_Exercise description_
Produce an exact transcription of the listing below, omitting the pictures.

_Data_
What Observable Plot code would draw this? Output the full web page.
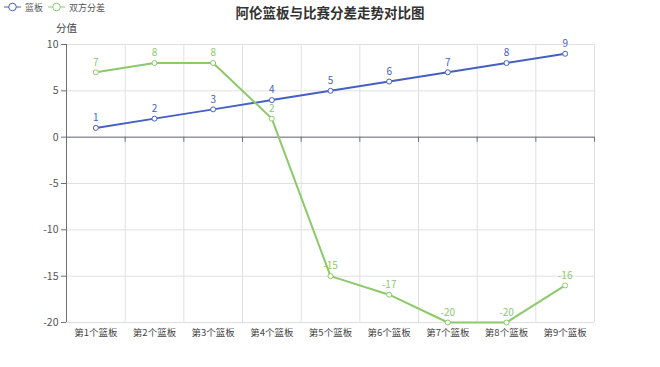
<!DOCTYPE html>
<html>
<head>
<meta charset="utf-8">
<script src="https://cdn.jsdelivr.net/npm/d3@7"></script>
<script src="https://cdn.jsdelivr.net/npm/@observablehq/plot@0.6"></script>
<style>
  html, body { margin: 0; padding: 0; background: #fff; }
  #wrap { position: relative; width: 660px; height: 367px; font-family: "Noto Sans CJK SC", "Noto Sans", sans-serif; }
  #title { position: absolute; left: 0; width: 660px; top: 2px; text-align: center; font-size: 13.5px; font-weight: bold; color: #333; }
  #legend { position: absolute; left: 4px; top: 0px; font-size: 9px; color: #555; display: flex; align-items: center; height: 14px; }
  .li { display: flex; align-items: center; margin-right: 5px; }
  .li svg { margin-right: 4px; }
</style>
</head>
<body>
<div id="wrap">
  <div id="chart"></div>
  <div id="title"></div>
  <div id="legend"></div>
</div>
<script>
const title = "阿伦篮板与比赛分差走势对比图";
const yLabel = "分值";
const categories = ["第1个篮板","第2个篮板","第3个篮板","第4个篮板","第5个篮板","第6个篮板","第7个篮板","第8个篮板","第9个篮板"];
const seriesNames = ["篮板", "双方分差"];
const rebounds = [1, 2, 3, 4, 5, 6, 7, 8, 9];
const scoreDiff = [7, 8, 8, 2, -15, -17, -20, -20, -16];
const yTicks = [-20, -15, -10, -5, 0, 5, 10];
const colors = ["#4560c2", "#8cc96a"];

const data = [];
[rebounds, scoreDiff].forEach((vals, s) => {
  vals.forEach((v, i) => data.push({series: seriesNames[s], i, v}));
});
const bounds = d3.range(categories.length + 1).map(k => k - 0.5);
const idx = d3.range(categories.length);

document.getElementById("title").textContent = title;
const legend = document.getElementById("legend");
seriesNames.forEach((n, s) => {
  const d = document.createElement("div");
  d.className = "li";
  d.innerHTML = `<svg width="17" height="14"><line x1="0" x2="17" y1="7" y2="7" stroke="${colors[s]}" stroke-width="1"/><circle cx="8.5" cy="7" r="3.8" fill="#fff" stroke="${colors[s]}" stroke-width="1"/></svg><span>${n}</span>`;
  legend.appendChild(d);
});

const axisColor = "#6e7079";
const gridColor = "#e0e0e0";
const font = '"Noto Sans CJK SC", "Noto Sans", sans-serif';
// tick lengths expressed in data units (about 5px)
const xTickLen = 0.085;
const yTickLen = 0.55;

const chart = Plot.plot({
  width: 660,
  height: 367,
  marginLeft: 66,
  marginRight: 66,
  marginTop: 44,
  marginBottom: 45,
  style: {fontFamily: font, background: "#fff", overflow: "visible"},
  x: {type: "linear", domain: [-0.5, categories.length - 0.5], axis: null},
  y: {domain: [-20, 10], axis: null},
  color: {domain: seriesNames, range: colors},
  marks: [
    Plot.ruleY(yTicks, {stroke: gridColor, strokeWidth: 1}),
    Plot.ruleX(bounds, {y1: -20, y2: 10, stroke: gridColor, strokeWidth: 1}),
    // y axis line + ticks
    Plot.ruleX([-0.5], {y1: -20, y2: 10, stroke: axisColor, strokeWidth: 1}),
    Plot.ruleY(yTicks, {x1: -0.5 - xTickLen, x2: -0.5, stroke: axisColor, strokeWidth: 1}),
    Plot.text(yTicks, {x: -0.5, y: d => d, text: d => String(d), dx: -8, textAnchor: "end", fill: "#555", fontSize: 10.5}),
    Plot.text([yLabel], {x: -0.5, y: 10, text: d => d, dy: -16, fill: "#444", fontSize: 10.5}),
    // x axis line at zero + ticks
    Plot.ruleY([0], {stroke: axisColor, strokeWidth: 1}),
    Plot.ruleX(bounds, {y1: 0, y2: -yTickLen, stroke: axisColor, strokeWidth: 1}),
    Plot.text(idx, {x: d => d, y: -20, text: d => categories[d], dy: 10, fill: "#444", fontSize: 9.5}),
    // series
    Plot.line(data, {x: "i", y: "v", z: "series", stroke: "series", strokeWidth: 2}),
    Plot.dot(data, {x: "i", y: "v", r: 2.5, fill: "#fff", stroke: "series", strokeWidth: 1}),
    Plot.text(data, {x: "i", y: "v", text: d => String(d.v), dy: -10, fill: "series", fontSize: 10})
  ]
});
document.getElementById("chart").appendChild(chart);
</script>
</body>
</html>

_Written reply_
What Observable Plot code would draw this? Output the full web page.
<!DOCTYPE html>
<html>
<head>
<meta charset="utf-8">
<script src="https://cdn.jsdelivr.net/npm/d3@7"></script>
<script src="https://cdn.jsdelivr.net/npm/@observablehq/plot@0.6"></script>
<style>
  html, body { margin: 0; padding: 0; background: #fff; }
  #wrap { position: relative; width: 660px; height: 367px; font-family: "Noto Sans CJK SC", "Noto Sans", sans-serif; }
  #title { position: absolute; left: 0; width: 660px; top: 2px; text-align: center; font-size: 13.5px; font-weight: bold; color: #333; }
  #legend { position: absolute; left: 4px; top: 0px; font-size: 9px; color: #555; display: flex; align-items: center; height: 14px; }
  .li { display: flex; align-items: center; margin-right: 5px; }
  .li svg { margin-right: 4px; }
</style>
</head>
<body>
<div id="wrap">
  <div id="chart"></div>
  <div id="title"></div>
  <div id="legend"></div>
</div>
<script>
const title = "阿伦篮板与比赛分差走势对比图";
const yLabel = "分值";
const categories = ["第1个篮板","第2个篮板","第3个篮板","第4个篮板","第5个篮板","第6个篮板","第7个篮板","第8个篮板","第9个篮板"];
const seriesNames = ["篮板", "双方分差"];
const rebounds = [1, 2, 3, 4, 5, 6, 7, 8, 9];
const scoreDiff = [7, 8, 8, 2, -15, -17, -20, -20, -16];
const yTicks = [-20, -15, -10, -5, 0, 5, 10];
const colors = ["#4560c2", "#8cc96a"];

const data = [];
[rebounds, scoreDiff].forEach((vals, s) => {
  vals.forEach((v, i) => data.push({series: seriesNames[s], i, v}));
});
const bounds = d3.range(categories.length + 1).map(k => k - 0.5);
const idx = d3.range(categories.length);

document.getElementById("title").textContent = title;
const legend = document.getElementById("legend");
seriesNames.forEach((n, s) => {
  const d = document.createElement("div");
  d.className = "li";
  d.innerHTML = `<svg width="17" height="14"><line x1="0" x2="17" y1="7" y2="7" stroke="${colors[s]}" stroke-width="1"/><circle cx="8.5" cy="7" r="3.8" fill="#fff" stroke="${colors[s]}" stroke-width="1"/></svg><span>${n}</span>`;
  legend.appendChild(d);
});

const axisColor = "#6e7079";
const gridColor = "#e0e0e0";
const font = '"Noto Sans CJK SC", "Noto Sans", sans-serif';
// tick lengths expressed in data units (about 5px)
const xTickLen = 0.085;
const yTickLen = 0.55;

const chart = Plot.plot({
  width: 660,
  height: 367,
  marginLeft: 66,
  marginRight: 66,
  marginTop: 44,
  marginBottom: 45,
  style: {fontFamily: font, background: "#fff", overflow: "visible"},
  x: {type: "linear", domain: [-0.5, categories.length - 0.5], axis: null},
  y: {domain: [-20, 10], axis: null},
  color: {domain: seriesNames, range: colors},
  marks: [
    Plot.ruleY(yTicks, {stroke: gridColor, strokeWidth: 1}),
    Plot.ruleX(bounds, {y1: -20, y2: 10, stroke: gridColor, strokeWidth: 1}),
    // y axis line + ticks
    Plot.ruleX([-0.5], {y1: -20, y2: 10, stroke: axisColor, strokeWidth: 1}),
    Plot.ruleY(yTicks, {x1: -0.5 - xTickLen, x2: -0.5, stroke: axisColor, strokeWidth: 1}),
    Plot.text(yTicks, {x: -0.5, y: d => d, text: d => String(d), dx: -8, textAnchor: "end", fill: "#555", fontSize: 10.5}),
    Plot.text([yLabel], {x: -0.5, y: 10, text: d => d, dy: -16, fill: "#444", fontSize: 10.5}),
    // x axis line at zero + ticks
    Plot.ruleY([0], {stroke: axisColor, strokeWidth: 1}),
    Plot.ruleX(bounds, {y1: 0, y2: -yTickLen, stroke: axisColor, strokeWidth: 1}),
    Plot.text(idx, {x: d => d, y: -20, text: d => categories[d], dy: 10, fill: "#444", fontSize: 9.5}),
    // series
    Plot.line(data, {x: "i", y: "v", z: "series", stroke: "series", strokeWidth: 2}),
    Plot.dot(data, {x: "i", y: "v", r: 2.5, fill: "#fff", stroke: "series", strokeWidth: 1}),
    Plot.text(data, {x: "i", y: "v", text: d => String(d.v), dy: -10, fill: "series", fontSize: 10})
  ]
});
document.getElementById("chart").appendChild(chart);
</script>
</body>
</html>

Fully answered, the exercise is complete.